OBJECTIVE
Print the records below exactly, from the line containing "Recreate this image" down to the line containing "const labelRadii = [165, 162, 154];", both lines included, and omit every picture.

++++ SUPPLIED RECORDS ++++

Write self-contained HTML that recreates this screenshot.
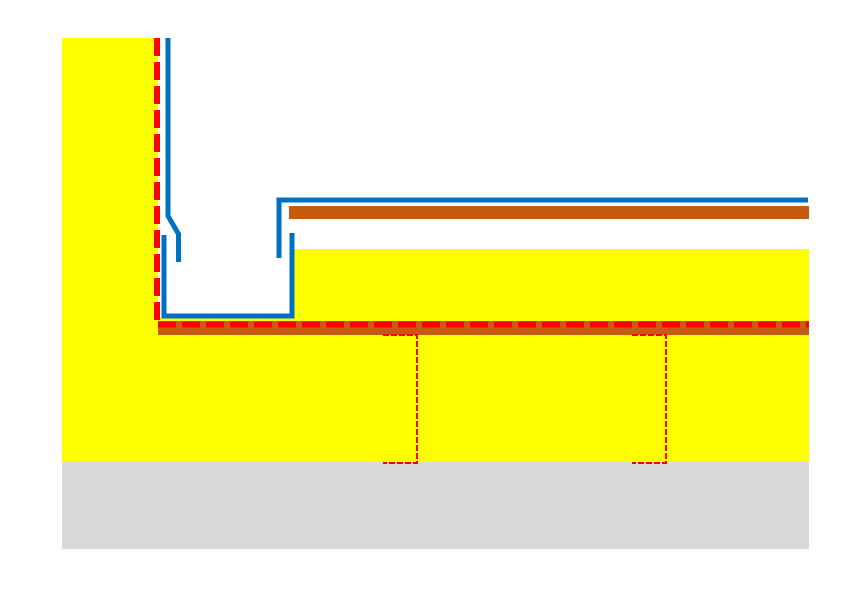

++++
++++ SUPPLIED RECORDS ++++

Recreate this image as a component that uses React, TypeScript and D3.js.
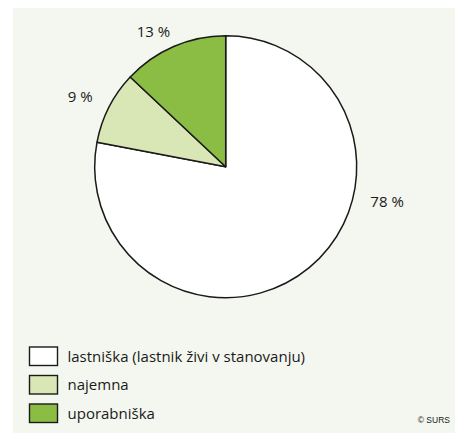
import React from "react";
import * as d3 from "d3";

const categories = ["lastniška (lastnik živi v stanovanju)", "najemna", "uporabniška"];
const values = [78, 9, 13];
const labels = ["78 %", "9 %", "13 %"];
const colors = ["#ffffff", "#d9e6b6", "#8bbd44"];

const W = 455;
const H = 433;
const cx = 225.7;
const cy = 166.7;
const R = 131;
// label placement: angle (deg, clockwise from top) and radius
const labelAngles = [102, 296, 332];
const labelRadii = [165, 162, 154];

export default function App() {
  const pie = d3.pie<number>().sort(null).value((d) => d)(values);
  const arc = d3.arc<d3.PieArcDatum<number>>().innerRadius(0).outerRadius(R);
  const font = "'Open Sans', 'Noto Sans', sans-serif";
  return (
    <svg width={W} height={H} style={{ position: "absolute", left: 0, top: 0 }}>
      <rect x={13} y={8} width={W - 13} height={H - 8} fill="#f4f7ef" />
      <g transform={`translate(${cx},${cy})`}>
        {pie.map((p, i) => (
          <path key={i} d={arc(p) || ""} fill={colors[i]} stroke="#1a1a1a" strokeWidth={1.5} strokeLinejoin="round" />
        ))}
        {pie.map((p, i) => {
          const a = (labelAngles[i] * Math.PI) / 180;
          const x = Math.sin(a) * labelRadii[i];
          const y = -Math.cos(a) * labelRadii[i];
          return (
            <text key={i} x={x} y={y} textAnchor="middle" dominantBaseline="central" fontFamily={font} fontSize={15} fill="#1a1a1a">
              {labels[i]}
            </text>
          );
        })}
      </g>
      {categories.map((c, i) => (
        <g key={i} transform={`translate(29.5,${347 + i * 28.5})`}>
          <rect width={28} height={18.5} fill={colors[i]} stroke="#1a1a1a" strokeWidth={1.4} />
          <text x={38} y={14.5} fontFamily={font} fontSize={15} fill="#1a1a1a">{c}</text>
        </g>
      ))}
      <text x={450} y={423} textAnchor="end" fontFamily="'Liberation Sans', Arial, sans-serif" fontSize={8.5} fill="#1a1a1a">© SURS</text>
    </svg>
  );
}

++++

OUTPUT FOR THIS TASK
Recreate this image as a component that uses React, TypeScript and D3.js.
import React from "react";
import * as d3 from "d3";

const categories = ["lastniška (lastnik živi v stanovanju)", "najemna", "uporabniška"];
const values = [78, 9, 13];
const labels = ["78 %", "9 %", "13 %"];
const colors = ["#ffffff", "#d9e6b6", "#8bbd44"];

const W = 455;
const H = 433;
const cx = 225.7;
const cy = 166.7;
const R = 131;
// label placement: angle (deg, clockwise from top) and radius
const labelAngles = [102, 296, 332];
const labelRadii = [165, 162, 154];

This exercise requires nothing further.